### Stated exercise
Leave out the pictures, and return only the lines running from the one that contains "Generate a Python" to the one that contains "import plotly.graph_objects as go", both included, exactly as they appear.

Start Supplied material

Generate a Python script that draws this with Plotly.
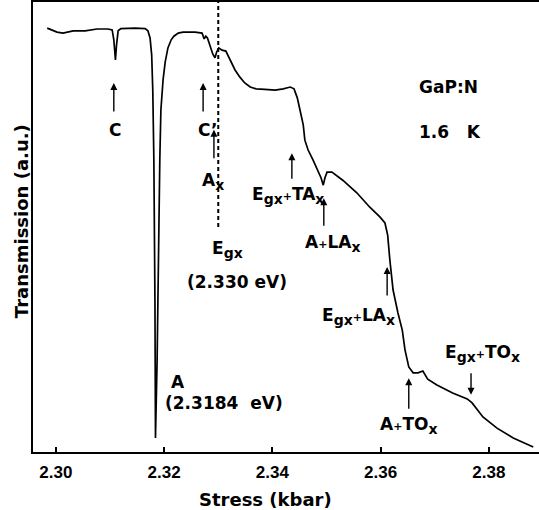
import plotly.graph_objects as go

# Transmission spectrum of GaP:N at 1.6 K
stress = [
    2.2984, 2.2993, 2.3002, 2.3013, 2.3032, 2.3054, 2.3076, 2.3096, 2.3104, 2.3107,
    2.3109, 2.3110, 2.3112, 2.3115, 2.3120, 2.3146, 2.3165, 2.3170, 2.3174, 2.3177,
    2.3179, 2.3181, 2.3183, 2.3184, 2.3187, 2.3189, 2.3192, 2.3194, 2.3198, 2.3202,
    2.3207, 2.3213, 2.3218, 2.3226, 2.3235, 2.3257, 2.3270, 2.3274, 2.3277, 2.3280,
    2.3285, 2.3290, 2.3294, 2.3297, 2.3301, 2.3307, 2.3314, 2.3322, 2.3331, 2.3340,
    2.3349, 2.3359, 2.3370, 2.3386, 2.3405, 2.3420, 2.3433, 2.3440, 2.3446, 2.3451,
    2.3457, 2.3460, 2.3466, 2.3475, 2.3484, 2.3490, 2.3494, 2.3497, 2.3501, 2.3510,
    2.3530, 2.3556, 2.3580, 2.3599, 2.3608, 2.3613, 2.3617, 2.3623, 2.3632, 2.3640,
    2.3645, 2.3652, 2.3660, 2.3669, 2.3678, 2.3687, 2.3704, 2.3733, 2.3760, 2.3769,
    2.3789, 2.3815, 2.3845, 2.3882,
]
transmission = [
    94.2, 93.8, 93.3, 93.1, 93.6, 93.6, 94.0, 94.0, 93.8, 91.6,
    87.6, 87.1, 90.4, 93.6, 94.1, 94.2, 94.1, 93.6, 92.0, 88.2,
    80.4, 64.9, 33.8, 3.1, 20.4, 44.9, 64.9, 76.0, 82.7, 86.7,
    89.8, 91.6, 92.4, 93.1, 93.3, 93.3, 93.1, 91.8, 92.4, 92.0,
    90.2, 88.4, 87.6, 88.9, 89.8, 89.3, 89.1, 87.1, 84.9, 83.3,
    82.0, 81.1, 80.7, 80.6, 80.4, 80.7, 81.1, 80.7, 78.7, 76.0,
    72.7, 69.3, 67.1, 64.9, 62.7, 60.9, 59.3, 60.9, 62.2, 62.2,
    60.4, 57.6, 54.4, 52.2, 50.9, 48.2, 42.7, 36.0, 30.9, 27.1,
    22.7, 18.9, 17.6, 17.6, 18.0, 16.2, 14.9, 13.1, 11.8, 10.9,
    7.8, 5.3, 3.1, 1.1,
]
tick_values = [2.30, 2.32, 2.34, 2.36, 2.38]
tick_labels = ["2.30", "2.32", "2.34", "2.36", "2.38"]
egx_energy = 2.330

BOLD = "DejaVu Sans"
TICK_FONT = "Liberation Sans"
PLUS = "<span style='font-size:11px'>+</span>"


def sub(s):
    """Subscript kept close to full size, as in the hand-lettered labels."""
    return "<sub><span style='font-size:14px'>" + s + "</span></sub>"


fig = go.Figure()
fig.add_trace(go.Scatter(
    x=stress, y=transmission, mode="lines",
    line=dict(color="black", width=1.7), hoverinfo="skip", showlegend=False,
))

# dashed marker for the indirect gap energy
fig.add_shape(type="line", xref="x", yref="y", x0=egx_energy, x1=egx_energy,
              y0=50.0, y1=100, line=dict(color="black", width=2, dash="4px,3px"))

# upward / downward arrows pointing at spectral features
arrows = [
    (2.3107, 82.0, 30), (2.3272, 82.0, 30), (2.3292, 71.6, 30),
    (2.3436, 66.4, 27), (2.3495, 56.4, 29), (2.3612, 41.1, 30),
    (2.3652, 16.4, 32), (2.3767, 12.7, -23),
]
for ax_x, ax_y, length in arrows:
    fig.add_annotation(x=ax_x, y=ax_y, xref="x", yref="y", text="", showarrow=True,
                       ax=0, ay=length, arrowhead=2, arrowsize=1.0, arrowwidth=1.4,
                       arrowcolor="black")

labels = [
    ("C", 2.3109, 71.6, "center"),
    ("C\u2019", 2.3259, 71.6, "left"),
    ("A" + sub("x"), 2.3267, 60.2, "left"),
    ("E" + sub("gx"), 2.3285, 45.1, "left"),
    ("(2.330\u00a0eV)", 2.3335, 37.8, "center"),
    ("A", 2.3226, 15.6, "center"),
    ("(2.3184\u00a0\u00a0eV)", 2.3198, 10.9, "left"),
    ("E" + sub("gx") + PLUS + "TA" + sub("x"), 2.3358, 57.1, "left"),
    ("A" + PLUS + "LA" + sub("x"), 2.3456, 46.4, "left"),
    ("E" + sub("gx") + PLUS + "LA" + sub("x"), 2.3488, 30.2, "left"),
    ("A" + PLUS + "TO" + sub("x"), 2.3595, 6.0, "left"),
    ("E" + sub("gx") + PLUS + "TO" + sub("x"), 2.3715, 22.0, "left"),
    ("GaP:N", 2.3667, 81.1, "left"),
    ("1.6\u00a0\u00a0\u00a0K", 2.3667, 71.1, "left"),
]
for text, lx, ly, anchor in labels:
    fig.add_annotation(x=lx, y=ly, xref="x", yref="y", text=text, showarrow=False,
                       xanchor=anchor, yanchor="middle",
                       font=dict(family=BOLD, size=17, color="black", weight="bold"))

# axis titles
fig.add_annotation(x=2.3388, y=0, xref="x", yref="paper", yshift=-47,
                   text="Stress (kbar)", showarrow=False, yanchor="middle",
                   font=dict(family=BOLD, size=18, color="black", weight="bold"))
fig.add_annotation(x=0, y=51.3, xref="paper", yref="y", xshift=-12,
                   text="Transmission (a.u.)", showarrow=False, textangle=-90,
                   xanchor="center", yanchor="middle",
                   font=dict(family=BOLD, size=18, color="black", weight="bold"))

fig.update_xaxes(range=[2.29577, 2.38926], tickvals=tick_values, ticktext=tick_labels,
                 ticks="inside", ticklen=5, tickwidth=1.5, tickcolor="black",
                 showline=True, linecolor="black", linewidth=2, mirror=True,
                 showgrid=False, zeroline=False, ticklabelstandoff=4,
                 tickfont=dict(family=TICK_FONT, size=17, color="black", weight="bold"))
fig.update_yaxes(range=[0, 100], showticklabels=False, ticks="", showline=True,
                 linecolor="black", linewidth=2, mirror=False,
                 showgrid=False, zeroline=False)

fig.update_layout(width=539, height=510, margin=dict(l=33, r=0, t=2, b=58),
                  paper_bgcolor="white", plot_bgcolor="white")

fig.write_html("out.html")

End Supplied material
Start Supplied material

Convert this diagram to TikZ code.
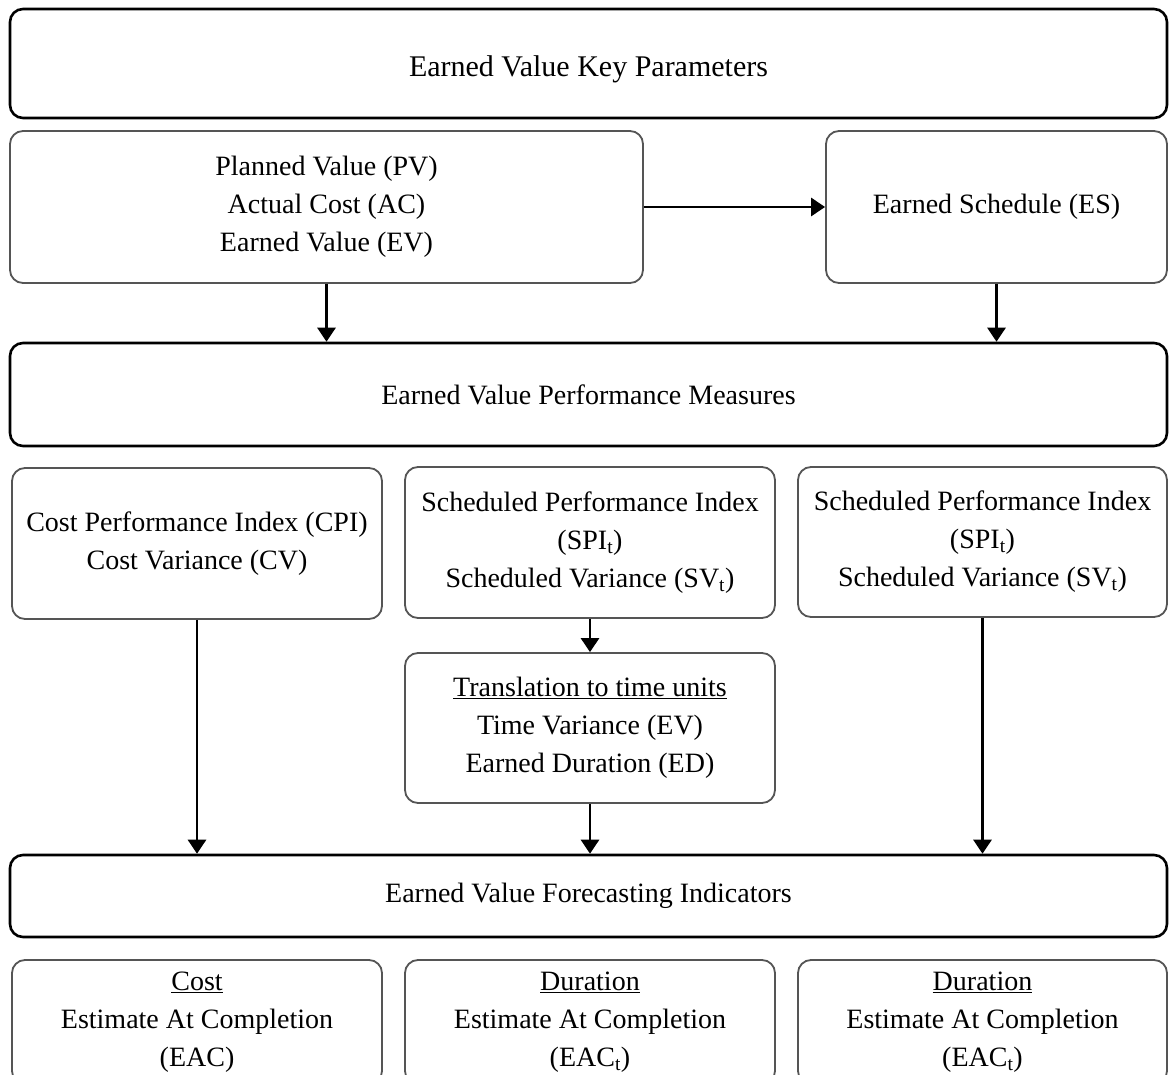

End Supplied material

### The result
Generate a Python script that draws this with Plotly.
import plotly.graph_objects as go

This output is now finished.